Figure 9 shows the even (brown) and odd (black) bits obtained from the message signal and the resulting QPSK modulated signal (blue). As it can clearly be seen, the QPSK modulated signal has four phase shifts according to the input bit combinations, as expected from QPSK modulator.

Figure 10 illustrates the original message signal (red) and its scaled down version (black) to 3 V. The scaled down signal is transmitted to the PLC system and recovered using the QPSK demodulator.

4. Results and Discussion

Power converters in SG generate supra-harmonics in the frequency range 2–150 kHz (there is no standard to limit CEs in this range), which is commonly used by NB-PLC for Smart Metering in SG applications. These emissions may affect the communication system even if the NB-PLC technologies, such as PRIME, G3-PLC, or IEEE 1901.2, allow the use of robust modulation and coding techniques [26,27]. Therefore, among the available EMI mitigation techniques, RPWM is preferable since it is easy to implement and less costly than others, and it is being deployed in many converters, such as inverters (PV systems, wind turbine, electrical vehicle charging, and motor controllers) and DC-DC converters for SG applications. Nevertheless, the influence of RPWM in power grids involving PLC systems still requires investigations. Toward this objective, two test cases will be considered in the following.

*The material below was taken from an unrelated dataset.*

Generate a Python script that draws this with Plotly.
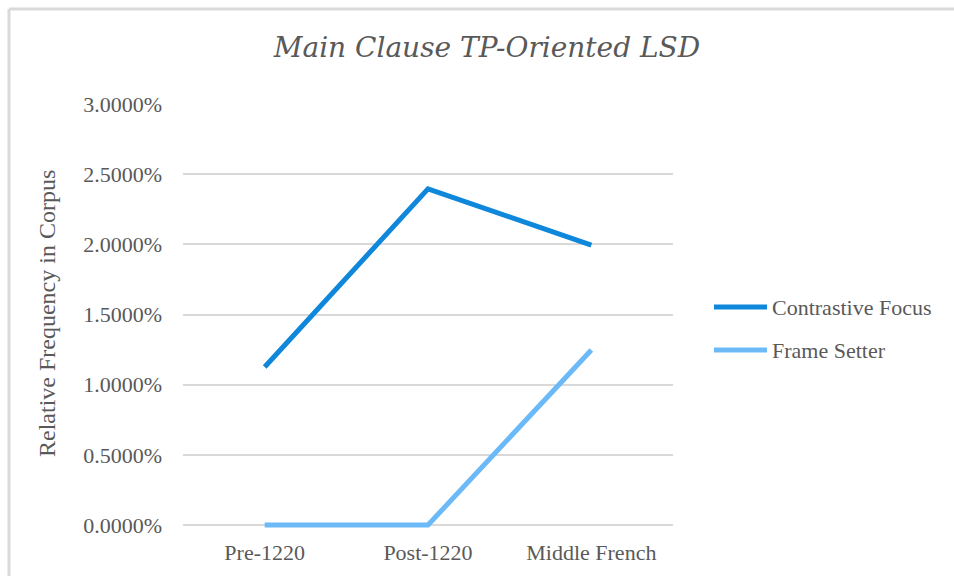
import plotly.graph_objects as go

periods = ["Pre-1220", "Post-1220", "Middle French"]
contrastive_focus = [1.126, 2.395, 1.995]
frame_setter = [0.0, 0.0, 1.247]
series_names = ["Contrastive Focus", "Frame Setter"]
series_colors = ["#0f87db", "#6cb9f7"]
y_ticks = [0.0, 0.5, 1.0, 1.5, 2.0, 2.5, 3.0]

SERIF = "Liberation Serif, DejaVu Serif, serif"
TITLE_SERIF = "DejaVu Serif, Liberation Serif, serif"
TEXT_GREY = "#595959"

fig = go.Figure()
for name, vals, col in zip(series_names, [contrastive_focus, frame_setter], series_colors):
    fig.add_trace(go.Scatter(
        x=periods, y=vals, mode="lines", name=name, cliponaxis=False,
        line=dict(color=col, width=5), showlegend=False,
    ))

# plot area in pixels: x 183..673; 3.0 at y=104, 0 at y=525,
# with a few pixels of room below zero so the zero-valued line isn't clipped
L, R, T, Y0 = 183, 673, 104, 525
PAD = 4
B = Y0 + PAD
W, H = 954, 576
Y_MAX = 3.0
Y_MIN = -Y_MAX * PAD / (Y0 - T)


def px_x(px):
    return (px - L) / (R - L)


def px_y(py):
    return (B - py) / (B - T)


shapes = []
# outer chart frame (left and top edges visible)
shapes.append(dict(type="line", xref="paper", yref="paper",
                   x0=px_x(9), x1=px_x(9), y0=px_y(9), y1=px_y(600),
                   line=dict(color="#d9d9d9", width=3)))
shapes.append(dict(type="line", xref="paper", yref="paper",
                   x0=px_x(9), x1=px_x(980), y0=px_y(9), y1=px_y(9),
                   line=dict(color="#d9d9d9", width=3)))

annotations = []
# hand-placed legend
legend_rows = [307, 350]
for name, col, ry in zip(series_names, series_colors, legend_rows):
    shapes.append(dict(type="line", xref="paper", yref="paper",
                       x0=px_x(714), x1=px_x(767), y0=px_y(ry), y1=px_y(ry),
                       line=dict(color=col, width=5)))
    annotations.append(dict(xref="paper", yref="paper", x=px_x(770), y=px_y(ry),
                            xanchor="left", yanchor="middle", showarrow=False,
                            text=name, font=dict(family=SERIF, size=22, color=TEXT_GREY)))

# vertical axis title
annotations.append(dict(xref="paper", yref="paper", x=px_x(47), y=px_y(314),
                        xanchor="center", yanchor="middle", showarrow=False, textangle=-90,
                        text="Relative Frequency in Corpus",
                        font=dict(family=SERIF, size=24, color=TEXT_GREY)))

fig.update_layout(
    width=W, height=H,
    margin=dict(l=L, r=W - R, t=T, b=H - B),
    paper_bgcolor="white", plot_bgcolor="white",
    title=dict(text="Main Clause TP-Oriented LSD", x=(277 + 697) / 2 / W, xanchor="center",
               y=1 - 47 / H, yanchor="middle",
               font=dict(family=TITLE_SERIF, size=28, color=TEXT_GREY, style="italic")),
    xaxis=dict(range=[-0.5, 2.5], showgrid=False, showline=False, zeroline=False,
               ticks="", ticklabelstandoff=8,
               tickfont=dict(family=SERIF, size=22, color=TEXT_GREY)),
    yaxis=dict(range=[Y_MIN, Y_MAX], tickvals=y_ticks,
               ticktext=[f"{v:.4f}%" for v in y_ticks],
               showgrid=True, gridcolor="#d9d9d9", gridwidth=1.5,
               zeroline=False, showline=False, ticks="", ticklabelstandoff=20,
               tickfont=dict(family=SERIF, size=22, color=TEXT_GREY)),
    shapes=shapes, annotations=annotations,
    showlegend=False,
)

fig.write_html("out.html")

In the first test case, the switching frequency of the DC-DC converter is set to 25 kHz, and the modulation frequency of the QPSK modulator to 5 kHz. In this case, RPWM led to an increased bit error rate (1016 errors out of 10,000 samples) with respect to PWM (572 errors), as shown in Figure 11. This is because the peaks of the noise exiting the DC-DC converter do not affect the communication signal, i.e., the frequency of the communication signal does not overlap with the significant noise peaks from the DC-DC converter. This is shown in Figure 12, where the CEs of the DC-DC converter with conventional PWM (blue) and RPWM (red) are shown and compared with the QPSK modulated message signal (black).

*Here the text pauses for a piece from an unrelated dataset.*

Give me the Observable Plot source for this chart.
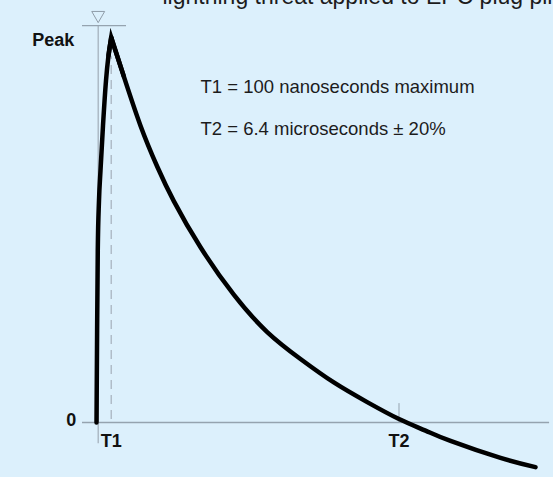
<!DOCTYPE html>
<html><head><meta charset="utf-8">
<script src="https://cdn.jsdelivr.net/npm/d3@7"></script>
<script src="https://cdn.jsdelivr.net/npm/@observablehq/plot@0.6"></script>
<style>
html,body{margin:0;padding:0;background:#dcf0fc;overflow:hidden}
#chart svg{display:block}
</style></head><body><div id="chart"></div>
<script>
// Waveform: time in microseconds, value as a fraction of peak
const riseTime  = [-0.036,-0.023,-0.009,0.017,0.049,0.102,0.166,0.219,0.277];
const riseValue = [0,0.239,0.447,0.577,0.655,0.771,0.888,0.953,1.0];
const decayTime  = [0.277,0.545,0.900,1.255,1.609,2.177,2.885,3.596,4.304,5.013,5.723,6.4,6.964,7.496,8.560,9.304];
const decayValue = [1.0,0.899,0.771,0.665,0.575,0.455,0.332,0.235,0.165,0.104,0.053,0.009,-0.021,-0.048,-0.092,-0.116];

const xTickValues = [0.277, 6.4];
const xTickLabels = ["T1", "T2"];
const yTickValues = [0, 1];
const yTickLabels = ["0", "Peak"];
const notes = ["T1 = 100 nanoseconds maximum", "T2 = 6.4 microseconds ± 20%"];
const noteLevels = [0.855, 0.748];
const titleText = ["lightning threat applied to EPC plug pins"];

const rise = riseTime.map((t, i) => ({t, v: riseValue[i]}));
const decay = decayTime.map((t, i) => ({t, v: decayValue[i]}));
// the sharp tip: last rise points joined to the first decay point
const tip = [rise[rise.length - 2], rise[rise.length - 1], decay[1]];

const gray = "#95a3af";
const font = "'Liberation Sans', Arial, Helvetica, sans-serif";
const waveStyle = {x: "t", y: "v", stroke: "black", strokeWidth: 4.5};

const chart = Plot.plot({
  width: 553,
  height: 477,
  marginLeft: 97.7,
  marginRight: 8.8,
  marginTop: 37,
  marginBottom: 55,
  style: {background: "#dcf0fc", fontFamily: font, overflow: "visible"},
  x: {domain: [0, 9.5], axis: null},
  y: {domain: [0, 1], axis: null},
  marks: [
    // axes
    Plot.ruleY([0], {x1: -0.334, x2: 9.604, stroke: gray, strokeWidth: 1.3}),
    Plot.ruleX([0], {y1: -0.055, y2: 1.031, stroke: "#a5b2bd", strokeWidth: 1.3}),
    Plot.ruleY([1.031], {x1: -0.334, x2: 0.602, stroke: gray, strokeWidth: 1.3}),
    Plot.dot([0], {x: d => d, y: 1.058, symbol: "triangle", rotate: 180, r: 4.8, stroke: "#8f9ca8", strokeWidth: 1, fill: "none"}),
    Plot.ruleX([xTickValues[0]], {y1: 0.008, y2: 0.95, stroke: "#a9b5c0", strokeWidth: 1.3, strokeDasharray: "9,6"}),
    Plot.ruleX([xTickValues[1]], {y1: 0, y2: 0.049, stroke: gray, strokeWidth: 1}),
    // waveform
    Plot.line(rise, {...waveStyle, curve: "monotone-x"}),
    Plot.line(decay, {...waveStyle, curve: "natural"}),
    Plot.line(tip, {...waveStyle, curve: "linear", strokeLinejoin: "miter", strokeMiterlimit: 20}),
    // tick labels
    Plot.text(xTickValues, {x: d => d, y: 0, text: (d, i) => xTickLabels[i], lineAnchor: "top", dy: 12, fontSize: 18, fontWeight: "bold", fill: "#111"}),
    Plot.text([yTickValues[0]], {x: 0, y: d => d, text: [yTickLabels[0]], textAnchor: "end", dx: -22, dy: -2, fontSize: 18, fontWeight: "bold", fill: "#111"}),
    Plot.text([yTickValues[1]], {x: 0, y: d => d, text: [yTickLabels[1]], textAnchor: "end", dx: -24, dy: 3, fontSize: 18, fontWeight: "bold", fill: "#111"}),
    // notes
    Plot.text(notes, {x: 2.177, y: (d, i) => noteLevels[i], text: d => d, textAnchor: "start", lineAnchor: "bottom", fontSize: 18.5, fill: "#1c1c1c"}),
    // title, cut by the top edge as in the reference
    Plot.text(titleText, {x: 1.368, y: 1.086, text: d => d, textAnchor: "start", lineAnchor: "bottom", fontSize: 23, fill: "#1c1c1c"})
  ]
});
document.getElementById("chart").appendChild(chart);
</script>
</body></html>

It is shown that resorting to RPWM modulation reduces the noise peaks by more than 10 dB compared to the conventional PWM. However, RPWM spreads the noise spectrum, which exhibits higher amplitude than the conventional PWM in the frequency range around 5 kHz (see the black box in Figure 12), with a consequent increase of the interference with the communication signal. This conclusion is in line with the one drawn in Reference [21], where it was proven that RPWM causes more frame error rate than the conventional PWM. However, the RPWM scheme considered in Reference [21] is based on varying the switching frequency of the pulse signal, i.e., the RPWM strategy adopted in that work is different from the one exploited here.

Conversely, the advantages of RPWM modulation can be seen if the switching frequency of the DC-DC converter is reduced to 10 kHz, and the modulation frequency of the QPSK modulator is increased to 15 kHz. Figure 13 shows the frequency spectrum of the noise exiting the DC-DC converter with PWM (blue) and RPWM (red), along with the spectrum of the QPSK modulated signal (black). In this case, the peaks of the noise spectra of the DC-DC converter overlap with the spectral components of the modulated signal. Since the amplitude of the noise peaks is reduced, thanks to RPWM, the bit error rate with RPWM reduces from 1016 to 454, while the bit error rate with PWM reduces from 572 to 464, as shown in Figure 11. It is worth noticing that lower switching frequency, even for PWM, also results in less interference to the communication signal.

To assess the effects that symmetrical/asymmetry of the power cables plays on the PLC system, an additional example is simulated. To this end, the communication signal was connected between two phases rather than one phase and ground as in the previous examples. Figure 14 shows the bit error rate obtained when the communication signal is transmitted between the two phases (the switching frequency of DC-DC converter, in this case, is 25 kHz). The bit error rate drops from 572 to 523 for conventional PWM and from 1016 to 525 for RPWM when the communication signal is connected between the two phases of the AC system. Likewise, Figure 15 shows the bit error rate obtained when the communication signal is transmitted between the two phases (in this case, the switching frequency of the DC-DC converter is 10 kHz). The bit error rate drops from 464 to 410 for conventional PWM and from 454 to 427 for RPWM. This is because connecting the modems between two phases assures better balancing with respect to phase-to-ground connection; hence, signal transmission is affected by less interference.

5. Conclusions

In this paper, the effects of using RPWM to control the switching activity of power electronics converters in power systems involving PLC for advanced meter reading are investigated. To this end, both the power and the communication part of the system were modeled in SIMULINK. The comparison versus traditional PWM is carried out in terms of bit error rate achievable by application of the two modulation schemes. Additionally, the effects of connecting the PLC modems to the power line in different configurations is presented. Based on the obtained results, it is possible to conclude that applying RPWM on the power converter in the PLC system, besides having a significant effect on reducing the CEs, results in less bit error rate compared to the conventional PWM when the modulation frequency of the communication signal and the frequency of the significant peaks of the noise exiting the DC-DC converter are overlapping. Conversely, higher bit error rate will be obtained if the two frequency spectra do not overlap. Results also showed that, to improve the bit error rate, it is preferable to connect the PLC coupling/decoupling networks between two phases of the power line, rather than between a phase and ground, since this assures higher symmetry of the PLC channel. The obtained results will be confirmed by laboratory experiments in the future. Another improvement regards the modeling of the power line by a distributed-parameter circuit model (based on transmission line theory), which will allow accounting for the effects due to propagation on the communication signal.